As Bret Stephens of The New York Times said, Hamas launched the attack “knowing that it would provoke the most furious Israeli response possible.” That is, a response against Hamas that would end up killing a lot of Palestinians.
It no doubt killed the hostages last weekend knowing that would further divide the Israeli state without leading to many real consequences, or even outrage. Hostages normally are held as leverage for some sort of advantage.
Hamas is an organization, by the way, that Palestinian rights activist Bassem Eid said in a Newsweek op-ed violates the rights of women and persecutes LGTBQ+ people. A former hostage and a United Nations report have described how hostages are being sexually abused.
These sound like things worthy of protest by an enlightened crowd, or at least a measure of outrage.
In a statement about the death of Goldberg-Polin, President Joe Biden said, “Make no mistake, Hamas leaders will pay for these crimes.”
The seven-count criminal complaint his Justice Department filed against top Hamas leadership hardly counts as paying for the crimes. It was actually filed in February but has only now been unsealed.
However, it is worth noting that the complaint singles out Hamas leader Yahya Sinwar. As The Associated Press reported a month ago, “Sinwar was released from prison in 2011 by Prime Minister Benjamin Netanyahu as part of an exchange for an Israeli soldier captured by Hamas in a cross-border raid.”
It sounds like hostage-taking pays off, which brings us back to the difficulty of countering such a thing.
The Wall Street Journal said Goldberg-Polin’s death, and the remaining seven Americans who are being held, has put more pressure on the Biden administration to push for a cease-fire, or a hostage-prisoner exchange.

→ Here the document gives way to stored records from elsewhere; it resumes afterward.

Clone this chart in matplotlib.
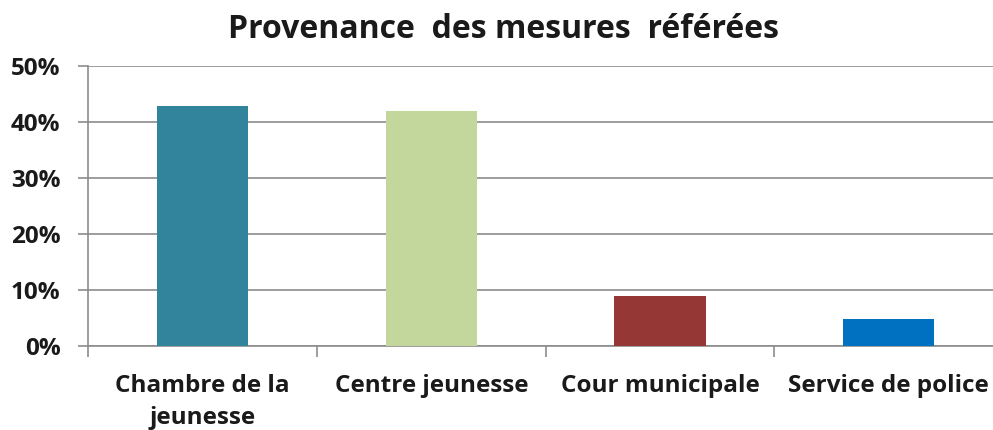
import matplotlib.pyplot as plt
import numpy as np

plt.rcParams['font.family'] = ['Open Sans', 'DejaVu Sans']

categories = ['Chambre de la\njeunesse', 'Centre jeunesse', 'Cour municipale', 'Service de police']
valeurs = [42.8, 41.9, 9.0, 4.8]
couleurs = ['#31849B', '#C3D69B', '#953735', '#0070C0']
yticks = [0, 10, 20, 30, 40, 50]

fig = plt.figure(figsize=(9.93, 4.30), dpi=100)
ax = fig.add_axes([88.3 / 993, 84 / 430, 914.7 / 993, 280 / 430])

x = np.arange(len(categories))
ax.bar(x, valeurs, width=0.4, color=couleurs, zorder=3)

ax.set_xlim(-0.5, len(categories) - 0.5)
ax.set_ylim(0, 50)
ax.set_yticks(yticks)
ax.set_yticklabels([str(v) + '%' for v in yticks], fontsize=17.5, fontweight='bold', color='#1a1a1a')
ax.yaxis.grid(True, color='#8c8c8c', lw=1.2, zorder=0)

ax.set_xticks(np.arange(len(categories) + 1) - 0.5)
ax.set_xticklabels([])
ax.set_xticks(x, minor=True)
ax.set_xticklabels(categories, minor=True, fontsize=17.5, fontweight='bold', color='#1a1a1a',
                   linespacing=1.45, va='top')
ax.tick_params(axis='x', which='minor', length=0, pad=20)
ax.tick_params(axis='x', which='major', length=8, width=1.2, color='#8c8c8c')
ax.tick_params(axis='y', length=7, width=1.2, color='#8c8c8c', pad=13)

for s in ['top', 'right']:
    ax.spines[s].set_visible(False)
for s in ['left', 'bottom']:
    ax.spines[s].set_color('#8c8c8c')
    ax.spines[s].set_linewidth(1.2)

fig.text(504 / 993, 1 - 30 / 430, 'Provenance  des mesures  référées', ha='center', va='center',
         fontsize=23, fontweight='bold', color='#1a1a1a')

fig.savefig('out.png', dpi=100)
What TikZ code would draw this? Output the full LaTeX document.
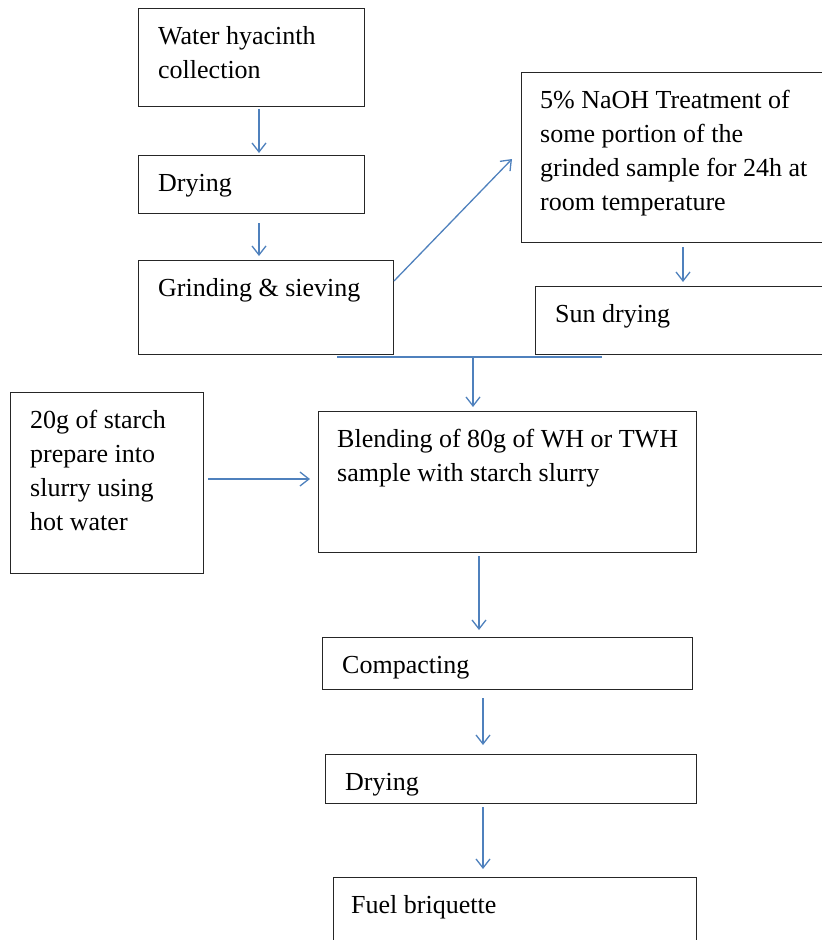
\documentclass[tikz,border=0pt]{standalone}
\usepackage{fontspec}
\setmainfont{Liberation Serif}
\usetikzlibrary{arrows.meta,calc}
\definecolor{arr}{RGB}{79,129,189}
\tikzset{
 box/.style={draw=black!85, line width=1pt, rectangle, inner sep=0pt, anchor=north west},
 txt/.style={anchor=north west, inner sep=0pt, align=left, font=\fontsize{26}{34}\selectfont},
 flow/.style={draw=arr, line width=1.3pt, -{Straight Barb[length=9pt,width=14pt,line width=1.3pt]}},
 link/.style={draw=arr, line width=1.3pt}
}
\begin{document}
\begin{tikzpicture}[x=1pt,y=-1pt]
\useasboundingbox (0,0) rectangle (822,940);
\clip (0,0) rectangle (822,940);
% boxes
\node[box, minimum width=226pt, minimum height=98pt]  (b1)  at (138,8)   {};
\node[box, minimum width=226pt, minimum height=58pt]  (b2)  at (138,155) {};
\node[box, minimum width=255pt, minimum height=94pt]  (b3)  at (138,260) {};
\node[box, minimum width=320pt, minimum height=170pt] (b4)  at (521,72)  {};
\node[box, minimum width=310pt, minimum height=68pt]  (b5)  at (535,286) {};
\node[box, minimum width=193pt, minimum height=181pt] (b6)  at (10,392)  {};
\node[box, minimum width=378pt, minimum height=141pt] (b7)  at (318,411) {};
\node[box, minimum width=370pt, minimum height=52pt]  (b8)  at (322,637) {};
\node[box, minimum width=371pt, minimum height=49pt]  (b9)  at (325,754) {};
\node[box, minimum width=363pt, minimum height=100pt] (b10) at (333,877) {};
% texts
\node[txt] (t1)  at ($(b1.north west)+(20,12)$)  {\strut Water hyacinth\\collection};
\node[txt] (t2)  at ($(b2.north west)+(20,12)$)  {\strut Drying};
\node[txt] (t3)  at ($(b3.north west)+(20,12)$)  {\strut Grinding \& sieving};
\node[txt] (t4)  at ($(b4.north west)+(19,12)$)  {\strut 5\% NaOH Treatment of\\some portion of the\\grinded sample for 24h at\\room temperature};
\node[txt] (t5)  at ($(b5.north west)+(20,12)$)  {\strut Sun drying};
\node[txt] (t6)  at ($(b6.north west)+(20,12)$)  {\strut 20g of starch\\prepare into\\slurry using\\hot water};
\node[txt] (t7)  at ($(b7.north west)+(19,12)$)  {\strut Blending of 80g of WH or TWH\\sample with starch slurry};
\node[txt] (t8)  at ($(b8.north west)+(20,12)$)  {\strut Compacting};
\node[txt] (t9)  at ($(b9.north west)+(20,12)$)  {\strut Drying};
\node[txt] (t10) at ($(b10.north west)+(18,12)$) {\strut Fuel briquette};
% junction
\coordinate (j1) at ($(b3.south west)+(199,2)$);
\coordinate (j2) at ($(b5.south west)+(67,2)$);
\coordinate (jm) at ($(b7.north west)+(155,-55)$);
\draw[link] (j1) -- (j2);
% connectors
\draw[flow] ($(b1.south west)+(121,2)$) -- ($(b2.north west)+(121,-2)$);
\draw[flow] ($(b2.south west)+(121,9)$) -- ($(b3.north west)+(121,-4)$);
\draw[flow] ($(b3.north east)+(0,21)$) -- ($(b4.north west)+(-9,87)$);
\draw[flow] ($(b4.south west)+(162,4)$) -- ($(b5.north west)+(148,-4)$);
\draw[flow] (jm) -- ($(b7.north west)+(155,-4)$);
\draw[flow] ($(b6.north east)+(4,87)$) -- ($(b7.north west)+(-8,68)$);
\draw[flow] ($(b7.south west)+(161,3)$) -- ($(b8.north west)+(157,-7)$);
\draw[flow] ($(b8.south west)+(161,8)$) -- ($(b9.north west)+(158,-9)$);
\draw[flow] ($(b9.south west)+(158,3)$) -- ($(b10.north west)+(150,-8)$);
\end{tikzpicture}
\end{document}
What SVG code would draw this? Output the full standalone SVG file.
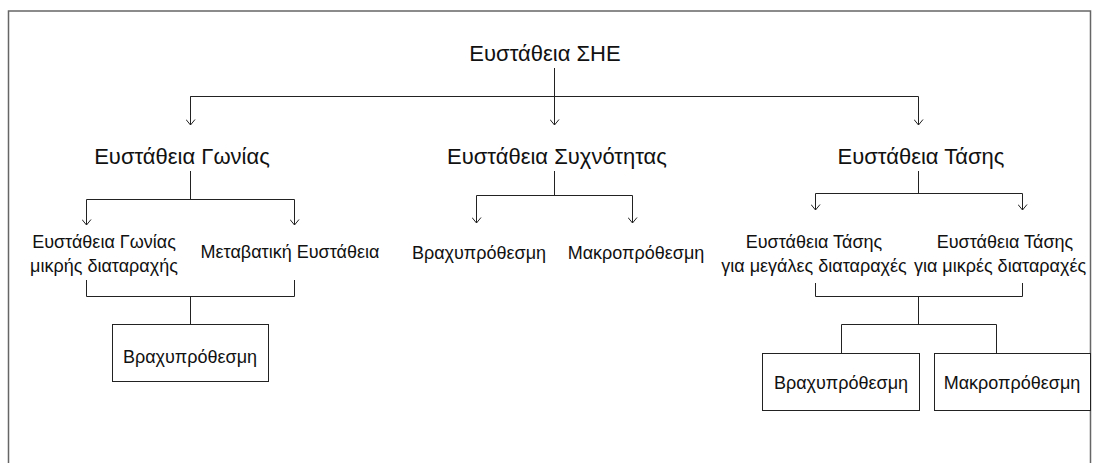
<svg xmlns="http://www.w3.org/2000/svg" width="1101" height="463" viewBox="0 0 1101 463">
<style>
text{font-family:"Liberation Sans",Arial,sans-serif;fill:#111;text-anchor:middle}
.l1{font-size:22px}
.l3{font-size:18px}
.c{fill:none;stroke:#222;stroke-width:1}
.box{fill:#fff;stroke:#222;stroke-width:1}
</style>
<defs>
<marker id="ah" viewBox="0 0 10 7" markerWidth="10" markerHeight="7" refX="5" refY="6" orient="0" markerUnits="userSpaceOnUse">
<path d="M0.5,0.5 L5,6 L9.5,0.5" fill="none" stroke="#222" stroke-width="1"/>
</marker>
</defs>
<rect width="1101" height="463" fill="#fff"/>
<path d="M8.5,463 V11 H1090.5 V463" fill="none" stroke="#666" stroke-width="1.5"/>
<g id="connectors">
<path class="c" d="M554.5,68 V96.5"/>
<path class="c" d="M190.5,125 V96.5 H918.5 V125" marker-end="url(#ah)"/>
<path class="c" d="M190.5,96.5 V125" marker-end="url(#ah)"/>
<path class="c" d="M554.5,96.5 V125" marker-end="url(#ah)"/>
<path class="c" d="M190.5,171 V199.5"/>
<path class="c" d="M86.5,199.5 H294.5"/>
<path class="c" d="M86.5,199.5 V225" marker-end="url(#ah)"/>
<path class="c" d="M294.5,199.5 V225" marker-end="url(#ah)"/>
<path class="c" d="M554.5,171 V195.5"/>
<path class="c" d="M476.5,195.5 H632.5"/>
<path class="c" d="M476.5,195.5 V223" marker-end="url(#ah)"/>
<path class="c" d="M632.5,195.5 V223" marker-end="url(#ah)"/>
<path class="c" d="M918.5,171 V193.5"/>
<path class="c" d="M815.5,193.5 H1022.5"/>
<path class="c" d="M815.5,193.5 V210" marker-end="url(#ah)"/>
<path class="c" d="M1022.5,193.5 V210" marker-end="url(#ah)"/>
<path class="c" d="M86.5,280 V296.5 H294.5 V280"/>
<path class="c" d="M190.5,296.5 V324"/>
<path class="c" d="M815.5,283 V296.5 H1022.5 V283"/>
<path class="c" d="M918.5,296.5 V324.5"/>
<path class="c" d="M841.5,353 V324.5 H996.5 V353"/>
</g>
<g id="n-she"><text class="l1" x="545" y="61">Ευστάθεια ΣΗΕ</text></g>
<g id="n-gonia"><text class="l1" x="182" y="164">Ευστάθεια Γωνίας</text></g>
<g id="n-syxn"><text class="l1" x="557" y="164">Ευστάθεια Συχνότητας</text></g>
<g id="n-tasi"><text class="l1" x="921" y="164">Ευστάθεια Τάσης</text></g>
<g id="n-gonia-mikri"><text class="l3" x="104" y="248">Ευστάθεια Γωνίας</text><text class="l3" x="104" y="272">μικρής διαταραχής</text></g>
<g id="n-metavatiki"><text class="l3" x="290" y="258">Μεταβατική Ευστάθεια</text></g>
<g id="n-gonia-vrax"><rect class="box" x="112.5" y="324.5" width="156" height="57"/><text class="l3" x="190" y="363">Βραχυπρόθεσμη</text></g>
<g id="n-syxn-vrax"><text class="l3" x="479" y="259">Βραχυπρόθεσμη</text></g>
<g id="n-syxn-makro"><text class="l3" x="636" y="259">Μακροπρόθεσμη</text></g>
<g id="n-tasi-megales"><text class="l3" x="814" y="248">Ευστάθεια Τάσης</text><text class="l3" x="814" y="272">για μεγάλες διαταραχές</text></g>
<g id="n-tasi-mikres"><text class="l3" x="1005" y="248">Ευστάθεια Τάσης</text><text class="l3" x="1000" y="272">για μικρές διαταραχές</text></g>
<g id="n-tasi-vrax"><rect class="box" x="762.5" y="353.5" width="157" height="57"/><text class="l3" x="841" y="389">Βραχυπρόθεσμη</text></g>
<g id="n-tasi-makro"><rect class="box" x="934.5" y="353.5" width="156" height="57"/><text class="l3" x="1012" y="389">Μακροπρόθεσμη</text></g>
</svg>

Attorney General Merrick Garland said his office is investigating Goldberg-Polin’s death as an act of terrorism.
The Biden administration, meanwhile, is critical of Israeli leadership. Other countries are applying pressure, as well. And yet, despite all this, an official with Biden’s National Security Council expressed optimism that a deal could be brokered.
The question is, what would come after that if Hamas knows it can act free from outrage in the United States?